Ukraine is preparing to launch a patronage school for cultural institutions and businesses. The initiative from the Ministry of Culture is designed to teach museums, theaters, galleries and companies how to work with each other in a more professional way, going beyond one time sponsorships and charity events.
For investors and corporate leaders this looks less like a soft public relations project and more like an attempt to build an ecosystem where culture has clear project models, co funding rules and transparency standards. In practice it can turn cultural support into a structured impact investment and corporate strategy tool.
What the patronage school will offer
The program focuses on practical skills instead of abstract discussion about the importance of culture. Among the expected modules are:
- how cultural institutions can package projects in a form that is understandable for business and donors;
- legal and tax aspects of patronage and charitable contributions;
- building long term partnerships instead of one off sponsorships;
- measuring cultural and social impact in a way that boards and shareholders can read.

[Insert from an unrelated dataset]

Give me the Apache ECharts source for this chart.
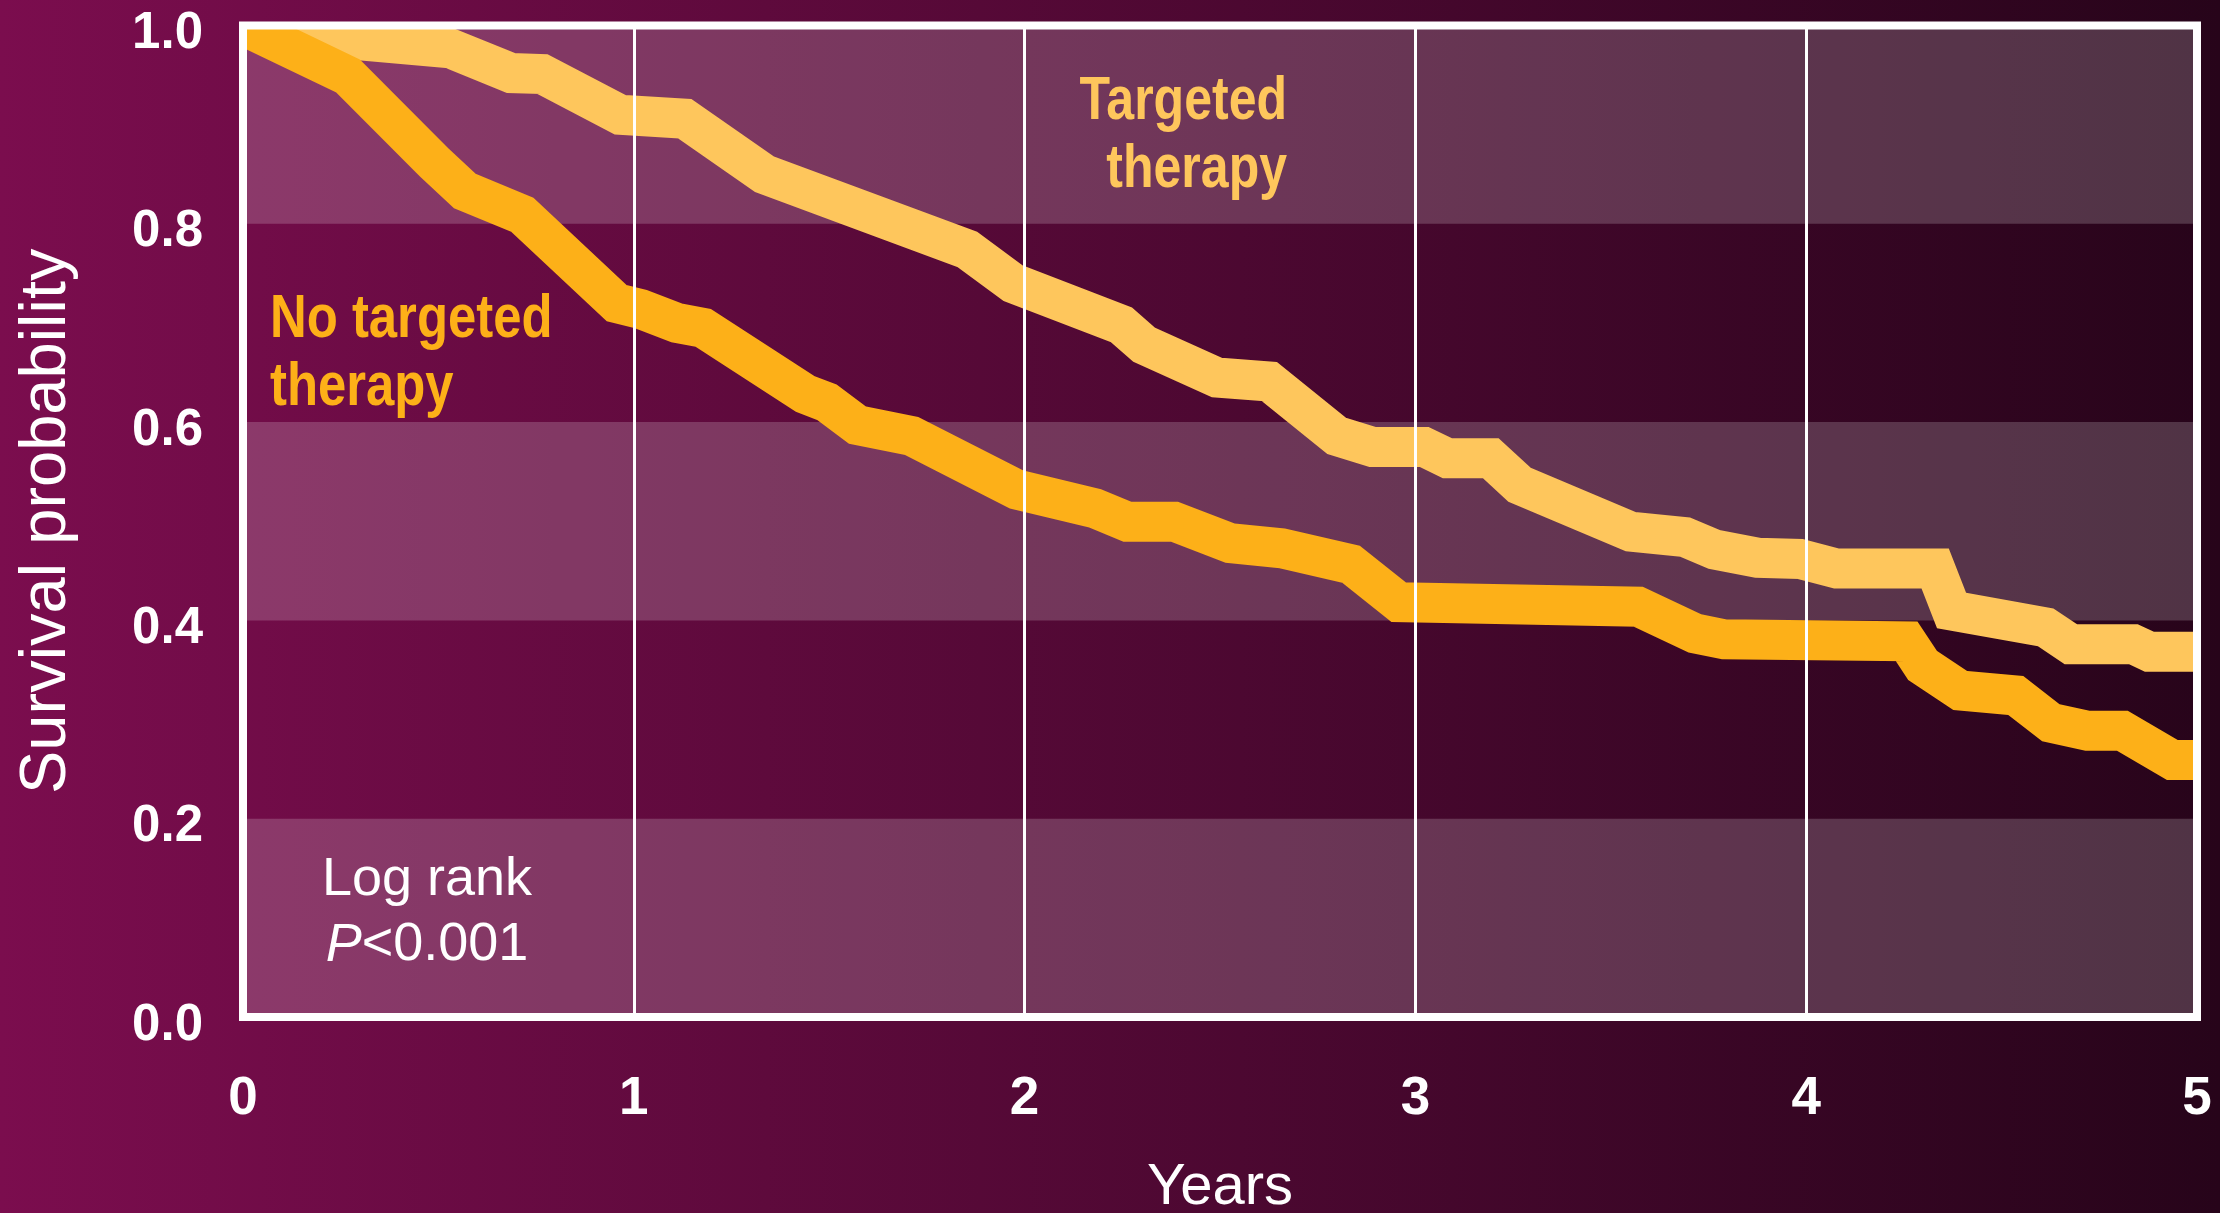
<!DOCTYPE html>
<html>
<head>
<meta charset="utf-8">
<script src="https://cdn.jsdelivr.net/npm/echarts@6/dist/echarts.min.js"></script>
<style>
  html, body { margin: 0; padding: 0; }
  #chart { width: 2220px; height: 1213px; background: linear-gradient(to right, #7b0d4e 0%, #27041a 100%); }
</style>
</head>
<body>
<div id="chart"></div>
<script>
// ---- Data ----
const xTicks = [0, 1, 2, 3, 4, 5];
const yTicks = [0.0, 0.2, 0.4, 0.6, 0.8, 1.0];

// Targeted therapy (light curve)
const yearsTargeted = [0, 0.30, 0.530, 0.686, 0.766, 0.965, 1.130, 1.334, 1.854, 1.971, 2.248, 2.306, 2.492, 2.626, 2.799, 2.890, 3.022, 3.082, 3.193, 3.266, 3.551, 3.690, 3.765, 3.875, 3.984, 4.078, 4.330, 4.372, 4.613, 4.677, 4.837, 4.878, 5.0];
const survTargeted  = [1.0, 0.985, 0.977, 0.952, 0.951, 0.910, 0.906, 0.850, 0.774, 0.740, 0.698, 0.678, 0.645, 0.641, 0.586, 0.575, 0.575, 0.5635, 0.5635, 0.537, 0.4895, 0.484, 0.4715, 0.4632, 0.462, 0.4523, 0.4523, 0.410, 0.393, 0.376, 0.376, 0.3685, 0.3685];

// No targeted therapy (orange curve)
const yearsNone = [0, 0.269, 0.489, 0.568, 0.715, 0.956, 1.018, 1.110, 1.178, 1.438, 1.494, 1.572, 1.711, 1.980, 2.180, 2.263, 2.383, 2.526, 2.658, 2.835, 2.957, 3.570, 3.715, 3.790, 4.257, 4.298, 4.394, 4.536, 4.626, 4.720, 4.809, 4.937, 5.0];
const survNone  = [1.0, 0.949, 0.862, 0.833, 0.809, 0.720, 0.714, 0.700, 0.695, 0.6285, 0.620, 0.597, 0.586, 0.532, 0.513, 0.4996, 0.4996, 0.478, 0.4727, 0.4567, 0.4184, 0.4138, 0.387, 0.381, 0.3789, 0.3545, 0.3293, 0.3243, 0.2968, 0.2887, 0.2887, 0.2592, 0.2592];

const labelTargeted = 'Targeted\ntherapy';
const labelNone = 'No targeted\ntherapy';
const xName = 'Years';
const yName = 'Survival probability';

// ---- Styling ----
const COLOR_TARGETED = '#FEC65C';
const COLOR_NONE = '#FDB018';
const SANS = '"Liberation Sans", Arial, Helvetica, sans-serif';
const NARROW_SCALE = 0.82;

function curveSeries(name, xs, ys, color) {
  const data = xs.map((x, i) => [x, ys[i]]);
  return {
    type: 'custom',
    name: name,
    data: data,
    clip: true,
    z: 2,
    silent: true,
    encode: { x: 0, y: 1 },
    renderItem: function (params, api) {
      if (params.dataIndex !== 0) return null;
      const pts = data.map(d => api.coord(d));
      return {
        type: 'polyline',
        shape: { points: pts },
        style: { stroke: color, lineWidth: 40, fill: null, lineJoin: 'miter', miterLimit: 10, lineCap: 'butt' }
      };
    }
  };
}

const chart = echarts.init(document.getElementById('chart'), null, { renderer: 'canvas' });
chart.setOption({
  animation: false,
  backgroundColor: 'transparent',
  grid: {
    left: 243, top: 25.5, width: 1954, height: 991.5,
    containLabel: false,
    outerBoundsMode: 'none',
    show: true,
    backgroundColor: 'transparent',
    borderColor: '#ffffff',
    borderWidth: 8,
    z: 10
  },
  xAxis: {
    type: 'value',
    min: xTicks[0], max: xTicks[xTicks.length - 1], interval: 1,
    z: 10,
    axisLine: { show: false },
    axisTick: { show: false },
    splitLine: { show: true, lineStyle: { color: '#ffffff', width: 3 } },
    axisLabel: { color: '#ffffff', fontSize: 53, fontWeight: 'bold', fontFamily: SANS, margin: 56 },
    name: xName,
    nameLocation: 'middle',
    nameGap: 142,
    nameTextStyle: { color: '#ffffff', fontSize: 58, fontFamily: SANS }
  },
  yAxis: {
    type: 'value',
    min: yTicks[0], max: yTicks[yTicks.length - 1], interval: 0.2,
    axisLine: { show: false },
    axisTick: { show: false },
    splitLine: { show: false },
    splitArea: { show: true, areaStyle: { color: ['rgba(255,255,255,0.19)', 'rgba(255,255,255,0)'] } },
    axisLabel: {
      color: '#ffffff', fontSize: 51, fontWeight: 'bold', fontFamily: SANS, margin: 40,
      lineHeight: 17,
      formatter: v => '\n' + v.toFixed(1)
    },
    name: yName,
    nameLocation: 'middle',
    nameGap: 163,
    nameTextStyle: { color: '#ffffff', fontSize: 65, fontFamily: SANS }
  },
  series: [
    curveSeries('Targeted therapy', yearsTargeted, survTargeted, COLOR_TARGETED),
    curveSeries('No targeted therapy', yearsNone, survNone, COLOR_NONE)
  ],
  graphic: [
    {
      type: 'text', x: 1287, y: 68, z: 20, silent: true,
      scaleX: NARROW_SCALE, scaleY: 1,
      style: {
        text: labelTargeted, fill: COLOR_TARGETED,
        fontSize: 61, fontWeight: 'bold', fontFamily: SANS, lineHeight: 68,
        align: 'right', textAlign: 'right', verticalAlign: 'top', textVerticalAlign: 'top'
      }
    },
    {
      type: 'text', x: 270, y: 286, z: 20, silent: true,
      scaleX: NARROW_SCALE, scaleY: 1,
      style: {
        text: labelNone, fill: COLOR_NONE,
        fontSize: 62, fontWeight: 'bold', fontFamily: SANS, lineHeight: 68,
        align: 'left', textAlign: 'left', verticalAlign: 'top', textVerticalAlign: 'top'
      }
    },
    {
      type: 'text', x: 427, y: 848, z: 20, silent: true,
      style: {
        text: '{n|Log rank}\n{i|P}{n|<0.001}',
        fill: '#ffffff',
        fontSize: 54, fontFamily: SANS, lineHeight: 65,
        align: 'center', textAlign: 'center', verticalAlign: 'top', textVerticalAlign: 'top',
        rich: {
          n: { fontSize: 54, fontFamily: SANS, fontStyle: 'normal', fill: '#ffffff', lineHeight: 65 },
          i: { fontSize: 54, fontFamily: SANS, fontStyle: 'italic', fill: '#ffffff', lineHeight: 65 }
        }
      }
    }
  ]
});
</script>
</body>
</html>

For cultural managers this is a chance to move from survival mode to a more strategic approach to funding. For companies it is a way to align social impact, brand positioning and the needs of communities where they operate.

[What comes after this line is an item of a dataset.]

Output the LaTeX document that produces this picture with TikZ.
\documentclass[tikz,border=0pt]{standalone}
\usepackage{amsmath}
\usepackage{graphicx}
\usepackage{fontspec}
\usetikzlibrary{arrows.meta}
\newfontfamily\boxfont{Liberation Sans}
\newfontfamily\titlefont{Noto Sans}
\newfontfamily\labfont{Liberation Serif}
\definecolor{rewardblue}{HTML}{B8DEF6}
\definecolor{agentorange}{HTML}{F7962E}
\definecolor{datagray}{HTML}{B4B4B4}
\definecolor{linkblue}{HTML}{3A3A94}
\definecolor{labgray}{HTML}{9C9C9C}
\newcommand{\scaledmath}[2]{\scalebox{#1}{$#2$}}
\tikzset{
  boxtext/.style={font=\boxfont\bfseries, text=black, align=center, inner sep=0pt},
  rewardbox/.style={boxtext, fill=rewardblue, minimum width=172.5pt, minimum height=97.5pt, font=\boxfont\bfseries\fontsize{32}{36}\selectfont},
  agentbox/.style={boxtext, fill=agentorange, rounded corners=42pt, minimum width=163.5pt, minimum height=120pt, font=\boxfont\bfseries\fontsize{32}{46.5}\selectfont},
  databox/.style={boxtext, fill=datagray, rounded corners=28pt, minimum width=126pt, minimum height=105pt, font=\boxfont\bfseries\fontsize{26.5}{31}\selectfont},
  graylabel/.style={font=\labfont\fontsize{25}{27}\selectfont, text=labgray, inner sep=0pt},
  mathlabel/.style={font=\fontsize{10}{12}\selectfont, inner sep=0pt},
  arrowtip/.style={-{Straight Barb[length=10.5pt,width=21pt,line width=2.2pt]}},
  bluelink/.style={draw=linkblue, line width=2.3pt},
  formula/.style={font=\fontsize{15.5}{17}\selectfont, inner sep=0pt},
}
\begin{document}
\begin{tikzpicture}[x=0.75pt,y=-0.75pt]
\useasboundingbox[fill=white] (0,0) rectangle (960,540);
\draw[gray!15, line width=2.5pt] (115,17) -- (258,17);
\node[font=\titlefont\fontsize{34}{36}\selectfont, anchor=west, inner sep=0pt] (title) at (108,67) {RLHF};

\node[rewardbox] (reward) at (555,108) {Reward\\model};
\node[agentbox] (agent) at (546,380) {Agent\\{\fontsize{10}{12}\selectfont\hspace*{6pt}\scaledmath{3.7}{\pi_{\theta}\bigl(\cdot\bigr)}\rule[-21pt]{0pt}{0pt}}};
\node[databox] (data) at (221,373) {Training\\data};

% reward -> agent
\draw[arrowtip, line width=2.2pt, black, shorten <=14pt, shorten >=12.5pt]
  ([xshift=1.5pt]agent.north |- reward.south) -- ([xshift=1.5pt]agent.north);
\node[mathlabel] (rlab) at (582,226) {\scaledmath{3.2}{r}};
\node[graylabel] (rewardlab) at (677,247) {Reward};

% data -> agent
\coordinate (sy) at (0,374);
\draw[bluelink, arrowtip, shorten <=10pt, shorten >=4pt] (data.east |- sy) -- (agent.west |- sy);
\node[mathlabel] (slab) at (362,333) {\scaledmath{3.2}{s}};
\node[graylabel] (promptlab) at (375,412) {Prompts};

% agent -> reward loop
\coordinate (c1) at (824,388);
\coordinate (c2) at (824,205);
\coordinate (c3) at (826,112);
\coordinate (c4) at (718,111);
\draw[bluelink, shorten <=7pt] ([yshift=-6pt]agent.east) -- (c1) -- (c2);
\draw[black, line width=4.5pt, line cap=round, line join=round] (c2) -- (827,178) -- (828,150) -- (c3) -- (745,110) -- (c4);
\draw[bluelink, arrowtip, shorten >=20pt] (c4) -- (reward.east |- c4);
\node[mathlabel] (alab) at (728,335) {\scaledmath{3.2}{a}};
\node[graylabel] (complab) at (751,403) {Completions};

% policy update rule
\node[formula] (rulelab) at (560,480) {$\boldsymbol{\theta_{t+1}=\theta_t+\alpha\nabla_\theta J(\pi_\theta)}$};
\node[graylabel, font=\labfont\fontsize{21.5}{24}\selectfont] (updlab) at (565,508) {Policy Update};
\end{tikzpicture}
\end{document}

Why the state is interested in structured patronage
With limited public money and high defence and social obligations, the state cannot close all cultural gaps alone. At the same time Ukraine needs strong cultural institutions as part of its identity, resilience and integration into the European space.
A more structured approach to patronage helps shift part of the financing of culture to private and corporate capital, while keeping a framework for transparency and public accountability. It also reduces the dependence of institutions on short political cycles and individual personalities.

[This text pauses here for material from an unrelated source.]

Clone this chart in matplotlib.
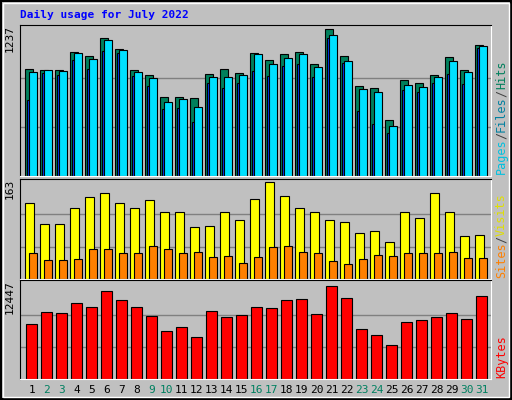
import numpy as np
import matplotlib.pyplot as plt
from matplotlib.patches import Rectangle

# Datos (julio 2022)
days = list(range(1, 32))
weekend = [2, 3, 9, 10, 16, 17, 23, 24, 30, 31]
hits = [900, 891, 891, 1043, 1009, 1161, 1071, 891, 849, 663, 663, 655, 857, 900, 866, 1034,
        975, 1026, 1043, 942, 1237, 1009, 756, 739, 472, 807, 781, 849, 1001, 891, 1105]
files = [874, 891, 883, 1034, 984, 1144, 1060, 874, 824, 621, 647, 579, 832, 832, 849, 1026,
         942, 992, 1026, 916, 1186, 967, 731, 706, 419, 765, 748, 832, 967, 874, 1093]
pages = [638, 866, 849, 975, 900, 1051, 1034, 840, 756, 562, 571, 453, 781, 739, 781, 883,
         840, 925, 942, 832, 1161, 950, 545, 436, 360, 722, 706, 781, 857, 773, 1077]
visits = [128, 92, 92, 120, 138, 145, 128, 120, 133, 112, 113, 87, 89, 112, 99, 135,
          163, 140, 119, 113, 99, 96, 78, 81, 62, 113, 103, 145, 113, 73, 74]
sites = [43, 32, 32, 34, 51, 51, 44, 44, 55, 51, 44, 46, 37, 39, 27, 37,
         53, 55, 46, 44, 30, 25, 34, 41, 39, 43, 44, 43, 46, 35, 35]
kbytes = [7144, 8722, 8590, 9905, 9379, 11351, 10168, 9379, 8196, 6224, 6749, 5435, 8853, 8064,
          8327, 9379, 9248, 10168, 10300, 8459, 12009, 10431, 6486, 5698, 4383, 7407, 7670,
          8064, 8590, 7801, 10694]
max_hits, max_visits, max_kbytes = 1237, 163, 12447

BG = "#C0C0C0"
MONO = "DejaVu Sans Mono"
FS = 8.5
x = np.arange(31) * 15.0

fig = plt.figure(figsize=(5.12, 4.0), dpi=100, facecolor=BG)
# marco biselado
fig.patches.append(Rectangle((0.002, 0.002), 0.996, 0.996, transform=fig.transFigure,
                             fill=False, edgecolor="black", lw=1.5))
fig.patches.append(Rectangle((0.006, 0.008), 0.988, 0.985, transform=fig.transFigure,
                             fill=False, edgecolor="white", lw=1))

fig.text(20 / 512, 1 - 15 / 400, "Daily usage for July 2022", color="#0000FF",
         fontsize=8, fontweight="bold", family=MONO, va="center")


def panel(bottom_px, top_px, vmax):
    ax = fig.add_axes([20 / 512, 1 - bottom_px / 400, 471 / 512, (bottom_px - top_px) / 400])
    ax.set_facecolor(BG)
    ax.set_xlim(-5.3, 465.7)
    ax.set_ylim(0, vmax * 1.03)
    for g in (vmax / 3, 2 * vmax / 3):
        ax.axhline(g, color="#808080", lw=1, zorder=0)
    ax.set_xticks([])
    ax.set_yticks([])
    for s in ("top", "left"):
        ax.spines[s].set_color("black")
    for s in ("bottom", "right"):
        ax.spines[s].set_color("white")
    return ax


kw = dict(align="edge", edgecolor="black", linewidth=0.8)

ax1 = panel(176, 25, max_hits)
ax1.bar(x, hits, width=7.5, color="#00805C", **kw)
ax1.bar(x + 1.3, pages, width=2.7, color="#0040FF", **kw)
ax1.bar(x + 4, files, width=7.5, color="#00E0FF", **kw)

ax2 = panel(279, 179, max_visits)
ax2.bar(x, visits, width=8.3, color="#FFFF00", **kw)
ax2.bar(x + 4, sites, width=7.5, color="#FF8000", **kw)

ax3 = panel(379, 280, max_kbytes)
ax3.bar(x + 1, kbytes, width=10.4, color="#FF0000", **kw)

# etiquetas de máximos a la izquierda
for ax, v in ((ax1, max_hits), (ax2, max_visits), (ax3, max_kbytes)):
    ax.text(-0.012, 1.0, str(v), transform=ax.transAxes, rotation=90, ha="right",
            va="top", fontsize=8, family=MONO)


# leyendas verticales a la derecha
def right_label(ax, parts):
    h_px = ax.get_position().height * 400
    adv = FS * 0.6 * 100 / 72 / h_px
    y = 0.01
    for txt, col in parts:
        ax.text(1.008, y, txt, transform=ax.transAxes, rotation=90, ha="left",
                va="bottom", fontsize=FS, family=MONO, color=col)
        y += len(txt) * adv


right_label(ax1, [("Pages", "#00C0E0"), ("/", "#404040"), ("Files", "#0080A0"),
                  ("/", "#404040"), ("Hits", "#00805C")])
right_label(ax2, [("Sites", "#FF8000"), ("/", "#404040"), ("Visits", "#E0E000")])
right_label(ax3, [("KBytes", "#FF0000")])

for i, d in enumerate(days):
    ax3.text(x[i] + 6.5, -0.11, str(d), transform=ax3.get_xaxis_transform(), ha="center",
             va="center", fontsize=8, family=MONO,
             color="#008060" if d in weekend else "black")

fig.savefig("out.png", dpi=100, facecolor=BG)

Opportunities for business and donors
For business, the patronage school opens several practical opportunities:
- pipeline of vetted cultural projects that are ready for partnership or co funding;
- understanding how to integrate culture into corporate social responsibility and ESG strategies;
- tools to document impact and communicate it to employees, clients and regulators.
International donors and foundations can also use this ecosystem as a way to channel funds into local institutions that are better prepared to manage grants and report on results.
Long term effect for the cultural economy
If the patronage school becomes a regular platform rather than a one time project, Ukraine can build a cultural funding market with its own standards, professional managers and predictable co financing mechanisms. This would make cultural institutions more investable for private capital and more credible for international partners.
For investors who look at Ukraine not only through the lens of infrastructure and defence, the emerging culture patronage infrastructure is another piece of long term soft power that can support tourism, creative industries and quality of life in the post war economy.